Manda alquanti battaglioni della seconda schiera di fanteria a chiudere il vuoto nel centro; con altri, accompagnati da artiglieria, forma un nuovo corpo d’ala sinistra indirizzato alla gran batteria turca, ove la battaglia dev’essere decisa. A questi si uniscono parecchi squadroni della cavalleria del Montecuccoli, che si sono riordinati e orientati; altri caricano gli spai e i giannizzeri minaccianti da fianco. E tutto riesce secondo i desideri di Eugenio.

All’assalto della gran batteria, ossia dell’altura di Bajdina, ove i Turchi si sono raccolti a folla, concorrono fanti, cavalli e cannoni. Pochi battaglioni bavaresi, al soldo dell’Imperatore, condotti dal tenente-maresciallo conte Maffei — un italiano al servizio dell’Elettore Massimiliano Emanuele di Baviera — s’inerpicano primi su per l’altura, si lanciano dentro al trinceramento turco, a petto a petto coi nemici; altri battaglioni sopraggiungono; la batteria è presa, e così pure tutte le altre dal corpo di battaglia e dalla cavalleria dell’ala destra. [p. 117 modifica]

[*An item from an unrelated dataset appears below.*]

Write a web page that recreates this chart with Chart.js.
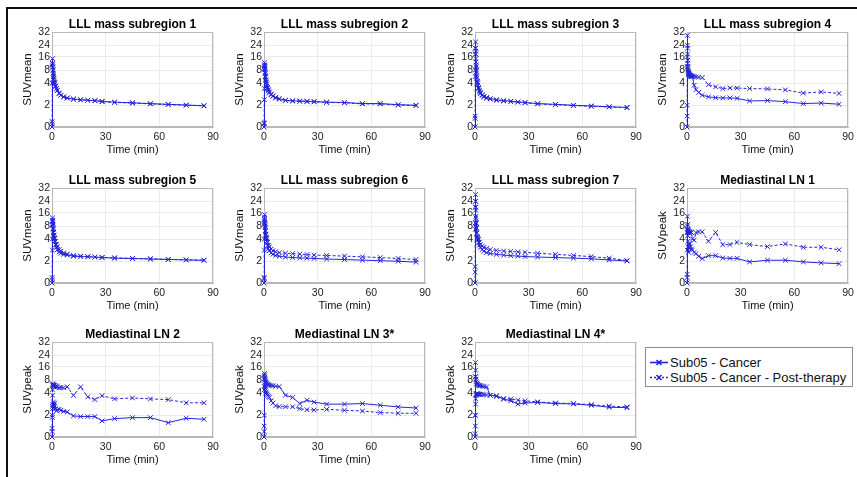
<!DOCTYPE html>
<html><head><meta charset="utf-8">
<script src="https://cdn.jsdelivr.net/npm/chart.js@4.4.1/dist/chart.umd.min.js"></script>
<style>
html,body{margin:0;padding:0;background:#fff;width:857px;height:477px;overflow:hidden;font-family:"Liberation Sans",Arial,sans-serif;}
#frame{position:absolute;left:6px;top:7px;width:870px;height:490px;border-left:2px solid #111;border-top:2px solid #111;}
canvas{position:absolute;}
#legend{position:absolute;left:645px;top:347px;width:208px;height:40px;border:1px solid #8a8a8a;background:#fff;box-sizing:border-box;}
.row{position:absolute;left:3px;height:15px;font-size:13px;line-height:15px;color:#111;white-space:nowrap;}
.row svg{position:absolute;left:0;top:3px;}
.row span{position:absolute;left:21px;top:0;}
</style></head><body>
<div id="frame"></div>
<script>
// ---- data ----
const TIME = [0, 0.08, 0.17, 0.25, 0.33, 0.42, 0.5, 0.67, 0.83, 1.0, 1.25, 1.5, 2.0, 2.5, 3.0, 4.0, 5.0, 6.5, 8.5, 12, 16, 20, 24, 28, 35, 45, 55, 65, 75, 85];
const X_TICKS = [0, 30, 60, 90];
const Y_TICKS = [0, 2, 4, 8, 16, 24, 32];
const TITLES = ["LLL mass subregion 1", "LLL mass subregion 2", "LLL mass subregion 3", "LLL mass subregion 4",
  "LLL mass subregion 5", "LLL mass subregion 6", "LLL mass subregion 7", "Mediastinal LN 1",
  "Mediastinal LN 2", "Mediastinal LN 3*", "Mediastinal LN 4*"];
const Y_LABELS = ["SUVmean", "SUVmean", "SUVmean", "SUVmean", "SUVmean", "SUVmean", "SUVmean",
  "SUVpeak", "SUVpeak", "SUVpeak", "SUVpeak"];
const SERIES_NAMES = ["Sub05 - Cancer", "Sub05 - Cancer - Post-therapy"];

const C1 = [0, 0.3, 4, 12, 15, 12, 10, 8, 6.5, 5.5, 4.2, 3.9, 3.7, 3.5, 3.3, 3.05, 2.9, 2.75, 2.65, 2.55, 2.5, 2.45, 2.42, 2.35, 2.28, 2.22, 2.15, 2.08, 2.02, 1.96];
const P1 = [0, 0.5, 4, 11, 12, 9.5, 8, 7, 6, 5, 4.3, 4.0, 3.75, 3.5, 3.35, 3.1, 2.9, 2.75, 2.65, 2.55, 2.48, 2.45, 2.4, 2.32, 2.25, 2.2, 2.12, 2.06, 2.0, 1.94];
const C2 = [0, 0.4, 3.5, 10, 12.5, 11, 9, 7.5, 6, 5, 4.3, 3.9, 3.6, 3.4, 3.2, 3.0, 2.85, 2.7, 2.6, 2.45, 2.4, 2.38, 2.36, 2.34, 2.28, 2.25, 2.15, 2.15, 2.05, 2.0];
const P2 = [0, 0.3, 2.5, 9, 11, 10, 8.5, 7, 5.8, 4.8, 4.1, 3.7, 3.5, 3.3, 3.1, 2.95, 2.8, 2.65, 2.55, 2.42, 2.38, 2.35, 2.33, 2.3, 2.25, 2.22, 2.12, 2.12, 2.02, 1.97];
const C3 = [0, 1, 8, 22, 26, 20, 15, 11, 8, 6, 4.5, 4.0, 3.6, 3.35, 3.15, 2.95, 2.8, 2.7, 2.6, 2.5, 2.42, 2.36, 2.3, 2.25, 2.15, 2.08, 2.0, 1.93, 1.86, 1.8];
const P3 = [0, 0.8, 6, 18, 22, 18, 13, 10, 7.5, 5.5, 4.3, 3.8, 3.5, 3.25, 3.05, 2.88, 2.74, 2.64, 2.55, 2.45, 2.38, 2.33, 2.28, 2.22, 2.12, 2.05, 1.97, 1.9, 1.84, 1.77];
const C4 = [0, 2, 16, 30, 22, 14, 10, 8, 7.2, 6.8, 6.5, 6.3, 6.1, 6.0, 5.9, 3.8, 3.4, 3.15, 2.9, 2.76, 2.68, 2.65, 2.66, 2.62, 2.38, 2.42, 2.32, 2.15, 2.2, 2.09];
const P4 = [0, 1, 10, 24, 18, 12, 9, 7.5, 7, 6.7, 6.5, 6.4, 6.3, 6.2, 6.1, 6.0, 5.9, 5.8, 5.7, 3.85, 3.65, 3.5, 3.56, 3.55, 3.5, 3.47, 3.38, 3.09, 3.2, 3.06];
const C5 = [0, 0.5, 4, 11, 13, 11, 9, 7.5, 6, 5, 4.2, 3.8, 3.5, 3.25, 3.05, 2.85, 2.72, 2.62, 2.55, 2.45, 2.42, 2.4, 2.37, 2.33, 2.28, 2.24, 2.2, 2.16, 2.12, 2.08];
const P5 = [0, 0.3, 3, 9, 11.5, 10, 8.5, 7, 6, 5.2, 4.5, 4.1, 3.8, 3.5, 3.3, 3.05, 2.9, 2.75, 2.65, 2.52, 2.46, 2.42, 2.38, 2.35, 2.3, 2.26, 2.22, 2.17, 2.13, 2.1];
const C6 = [0, 0.5, 4, 12, 15, 12, 9.5, 8, 6.5, 5.2, 4.3, 3.8, 3.4, 3.15, 2.95, 2.75, 2.62, 2.52, 2.45, 2.38, 2.33, 2.3, 2.28, 2.25, 2.2, 2.15, 2.1, 2.05, 2.0, 1.92];
const P6 = [0, 0.4, 3, 10, 13, 11, 9, 7.5, 6.5, 5.5, 4.6, 4.1, 3.7, 3.45, 3.3, 3.1, 2.95, 2.85, 2.78, 2.72, 2.68, 2.64, 2.6, 2.56, 2.52, 2.46, 2.4, 2.33, 2.25, 2.15];
const C7 = [0, 1.5, 10, 24, 28, 20, 14, 10, 7.5, 5.8, 4.5, 4.0, 3.7, 3.45, 3.25, 3.05, 2.9, 2.78, 2.7, 2.62, 2.55, 2.5, 2.46, 2.42, 2.38, 2.33, 2.28, 2.22, 2.12, 2.02];
const P7 = [0, 1, 7, 20, 24, 18, 13, 9.5, 7.2, 5.8, 4.8, 4.3, 3.95, 3.7, 3.5, 3.35, 3.25, 3.15, 3.05, 2.98, 2.92, 2.88, 2.84, 2.8, 2.72, 2.62, 2.52, 2.42, 2.28, 2.06];
const C8 = [0, 0.8, 6, 14, 9, 5, 3.8, 3.3, 2.8, 3.2, 3.5, 3.6, 3.3, 3.1, 3.0, 2.8, 2.68, 2.45, 2.24, 2.5, 2.5, 2.29, 2.26, 2.26, 1.94, 2.09, 2.09, 1.94, 1.85, 1.78];
const P8 = [0, 0.5, 3, 8, 7, 6.5, 6.8, 6.2, 6.5, 6.0, 6.3, 5.8, 6.2, 6.0, 4.0, 3.9, 6.0, 6.2, 6.2, 3.8, 6.0, 3.5, 3.5, 3.7, 3.5, 3.32, 3.56, 3.26, 3.26, 3.03];
const C9 = [0, 0.8, 1.8, 2.8, 3.8, 3.0, 2.6, 2.9, 3.2, 2.7, 2.9, 3.1, 2.6, 2.4, 2.5, 2.53, 2.45, 2.35, 2.29, 1.94, 1.88, 1.88, 1.88, 1.48, 1.69, 1.78, 1.78, 1.32, 1.72, 1.63];
const P9 = [0, 0.5, 2, 5, 6.8, 6.5, 6.2, 6.6, 6.0, 6.4, 6.1, 6.3, 5.8, 6.2, 5.9, 5.6, 5.7, 5.6, 5.9, 3.79, 5.9, 3.65, 3.41, 3.76, 3.47, 3.56, 3.47, 3.41, 3.12, 3.12];
const C10 = [0, 1, 5, 11, 12, 10, 9, 8, 7.5, 7.2, 7, 6.8, 6.6, 6.5, 6.4, 6.3, 6.2, 6.1, 6.0, 3.8, 3.6, 3.05, 3.35, 3.18, 3.0, 3.0, 3.05, 2.9, 2.75, 2.65];
const P10 = [0, 0.5, 2, 6, 9, 8, 6.5, 5.5, 4.8, 4.3, 4.0, 3.9, 3.8, 3.7, 3.6, 3.3, 3.1, 2.85, 2.78, 2.76, 2.76, 2.6, 2.5, 2.47, 2.53, 2.45, 2.38, 2.24, 2.18, 2.18];
const C11 = [0, 2, 10, 19, 14, 10, 8.5, 7.5, 7, 6.8, 6.6, 6.5, 6.4, 6.3, 6.2, 6.1, 6.0, 5.9, 3.8, 3.7, 3.45, 3.3, 3.0, 3.1, 3.15, 3.05, 3.02, 2.9, 2.72, 2.68];
const P11 = [0, 0.3, 1, 2, 3, 3.5, 3.8, 3.9, 3.92, 3.93, 3.92, 3.9, 3.9, 3.88, 3.88, 3.87, 3.85, 3.83, 3.8, 3.75, 3.5, 3.45, 3.35, 3.3, 3.2, 3.1, 3.05, 2.95, 2.82, 2.75];

const CANCER = [C1, C2, C3, C4, C5, C6, C7, C8, C9, C10, C11];
const POST = [P1, P2, P3, P4, P5, P6, P7, P8, P9, P10, P11];

// ---- styling / layout ----
const BLUE = '#2424d6';
const FONT = '"Liberation Sans", Arial, sans-serif';
const COL_LEFT = [8, 220, 431, 643];
const ROW_TOP = [8, 164, 318];
// fractional height of each y tick (the reference axis is non-uniform)
const Y_TICK_POS = [0, 0.229, 0.463, 0.6, 0.737, 0.86, 1];

function yFrac(v) {
  if (v <= Y_TICKS[0]) return Y_TICK_POS[0];
  for (let i = 0; i < Y_TICKS.length - 1; i++) {
    if (v <= Y_TICKS[i + 1]) {
      const t = (v - Y_TICKS[i]) / (Y_TICKS[i + 1] - Y_TICKS[i]);
      return Y_TICK_POS[i] + t * (Y_TICK_POS[i + 1] - Y_TICK_POS[i]);
    }
  }
  return 1;
}
function yInv(f) {
  for (let i = 0; i < Y_TICKS.length - 1; i++) {
    if (f <= Y_TICK_POS[i + 1]) {
      const t = (f - Y_TICK_POS[i]) / (Y_TICK_POS[i + 1] - Y_TICK_POS[i]);
      return Y_TICKS[i] + t * (Y_TICKS[i + 1] - Y_TICKS[i]);
    }
  }
  return Y_TICKS[Y_TICKS.length - 1];
}

class SuvScale extends Chart.LinearScale {
  buildTicks() { return Y_TICKS.map(v => ({ value: v })); }
  getPixelForValue(v) {
    if (v === null || v === undefined || isNaN(v)) return NaN;
    return this.getPixelForDecimal(yFrac(v));
  }
  getValueForPixel(p) { return yInv(this.getDecimalForPixel(p)); }
}
SuvScale.id = 'suv';
SuvScale.defaults = {};
Chart.register(SuvScale);

const boxPlugin = {
  id: 'axbox',
  beforeDatasetsDraw(chart) {
    const { ctx, chartArea: a } = chart;
    ctx.save();
    ctx.strokeStyle = '#b8b8b8';
    ctx.lineWidth = 1;
    ctx.strokeRect(Math.round(a.left) + 0.5, Math.round(a.top) + 0.5, Math.round(a.right - a.left) - 1, Math.round(a.bottom - a.top) - 1);
    ctx.restore();
  }
};

function dataset(vals, idx) {
  return {
    label: SERIES_NAMES[idx],
    data: TIME.map((t, k) => ({ x: t, y: vals[k] })),
    borderColor: BLUE,
    backgroundColor: BLUE,
    borderWidth: 1,
    borderDash: idx === 1 ? [3, 2] : [],
    pointStyle: 'crossRot',
    pointRadius: 3.3,
    pointBorderWidth: 1,
    pointBorderColor: BLUE,
    fill: false,
    tension: 0,
    clip: false
  };
}

function makeChart(i) {
  const cv = document.createElement('canvas');
  const W = 212, H = 151;
  cv.width = W; cv.height = H;
  cv.style.width = W + 'px'; cv.style.height = H + 'px';
  cv.style.left = COL_LEFT[i % 4] + 'px';
  cv.style.top = ROW_TOP[Math.floor(i / 4)] + 'px';
  document.body.appendChild(cv);
  const gridOpts = { color: '#ebebeb', drawTicks: false, lineWidth: 1 };
  new Chart(cv, {
    type: 'line',
    data: { datasets: [dataset(CANCER[i], 0), dataset(POST[i], 1)] },
    plugins: [boxPlugin],
    options: {
      responsive: false,
      animation: false,
      events: [],
      layout: { padding: { left: 0, right: 7, top: 0, bottom: 0 } },
      plugins: {
        legend: { display: false },
        tooltip: { enabled: false },
        title: {
          display: true, text: TITLES[i], fullSize: false, color: '#000',
          font: { family: FONT, size: 12, weight: 'bold', lineHeight: 1.2 },
          padding: { top: 9, bottom: 0.6 }
        }
      },
      scales: {
        x: {
          type: 'linear', min: 0, max: 90,
          afterBuildTicks: s => { s.ticks = X_TICKS.map(v => ({ value: v })); },
          afterFit: s => { s.height = 32; s.paddingLeft = 0; s.paddingRight = 0; },
          ticks: { autoSkip: false, maxRotation: 0, padding: 4, color: '#222', font: { family: FONT, size: 10.5 } },
          grid: gridOpts,
          border: { color: '#b8b8b8' },
          title: { display: true, text: 'Time (min)', color: '#111', font: { family: FONT, size: 11, lineHeight: 1.2 }, padding: { top: 0, bottom: 2 } }
        },
        y: {
          type: 'suv', min: 0, max: 32,
          afterFit: s => { s.width = 44; s.paddingTop = 0; s.paddingBottom = 0; },
          ticks: { autoSkip: false, padding: 2, color: '#222', font: { family: FONT, size: 10.5 }, callback: v => String(v) },
          grid: gridOpts,
          border: { color: '#b8b8b8' },
          title: { display: true, text: Y_LABELS[i], color: '#111', font: { family: FONT, size: 11.5, lineHeight: 1.2 }, padding: { top: 13, bottom: 0 } }
        }
      }
    }
  });
}

for (let i = 0; i < TITLES.length; i++) makeChart(i);

// legend
const lg = document.createElement('div');
lg.id = 'legend';
SERIES_NAMES.forEach((name, k) => {
  const r = document.createElement('div');
  r.className = 'row';
  r.style.top = (k === 0 ? 7 : 22) + 'px';
  const dash = k === 1 ? ' stroke-dasharray="2,2"' : '';
  r.innerHTML = '<svg width="20" height="9"><line x1="1" y1="4.5" x2="19" y2="4.5" stroke="' + BLUE + '" stroke-width="1.6"' + dash + '/>' +
    '<path d="M7.5 2 L12.5 7 M12.5 2 L7.5 7" stroke="' + BLUE + '" stroke-width="1.6"/></svg><span></span>';
  r.querySelector('span').textContent = name;
  lg.appendChild(r);
});
document.body.appendChild(lg);
</script>
</body></html>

I Turchi sbaragliati fuggono, abbandonando al vincitore il loro campo.... Ma il Principe Eugenio, cui per ottimi motivi non sorrideva l’idea della occupazione a furia a furia d’un accampamento nemico sul finire di una battaglia, disse: «Alto! riordinare subito le truppe; al campo turco penseremo poi.» E forse in cuor suo aggiunse: Ne ho abbastanza della nebbia! — Dovevano pensare lo stesso i valorosi superstiti della cavalleria.

C. Corsi.

Note

  1. Una carta qualunque che contenga la regione danubiana-ungaro-slava può bastare per farsi un’idea abbastanza chiara e precisa di ciò che è detto in questo scritto.
  2. Bisogna poi sapere che il Principe non aveva più nella sua fanteria quella gran fiducia che conservava per la cavalleria, perchè l'anno innanzi, a Petervaradino aveva avuto motivo di essere altrettanto scontento del contegno della prima quanto contento di quello della seconda, contro quegli stessi Turchi. Ora, qui, a Belgrado, la fanteria seppe riacquistare la piena stima d’Eugenio e dette il tracollo alla bilancia della vittoria.
  3. L’ordine di battaglia normale era in tre righe con intervalli di 10 passi tra gli squadroni. Così ordinati, 42 squadroni avrebbero dato una fronte di un buon chilometro e mezzo almeno. La fronte meridionale del trinceramento aveva, per quanto sappiamo, una lunghezza di circa cinque chilometri e un quarto o poco più.
  4. Pallasch, le spade della cavalleria.
  5. Di quella prima schiera di cavalleria dell’ala destra sarebbero stati morti o feriti in quella prima fase della battaglia circa 800 uomini e 1200 cavalli.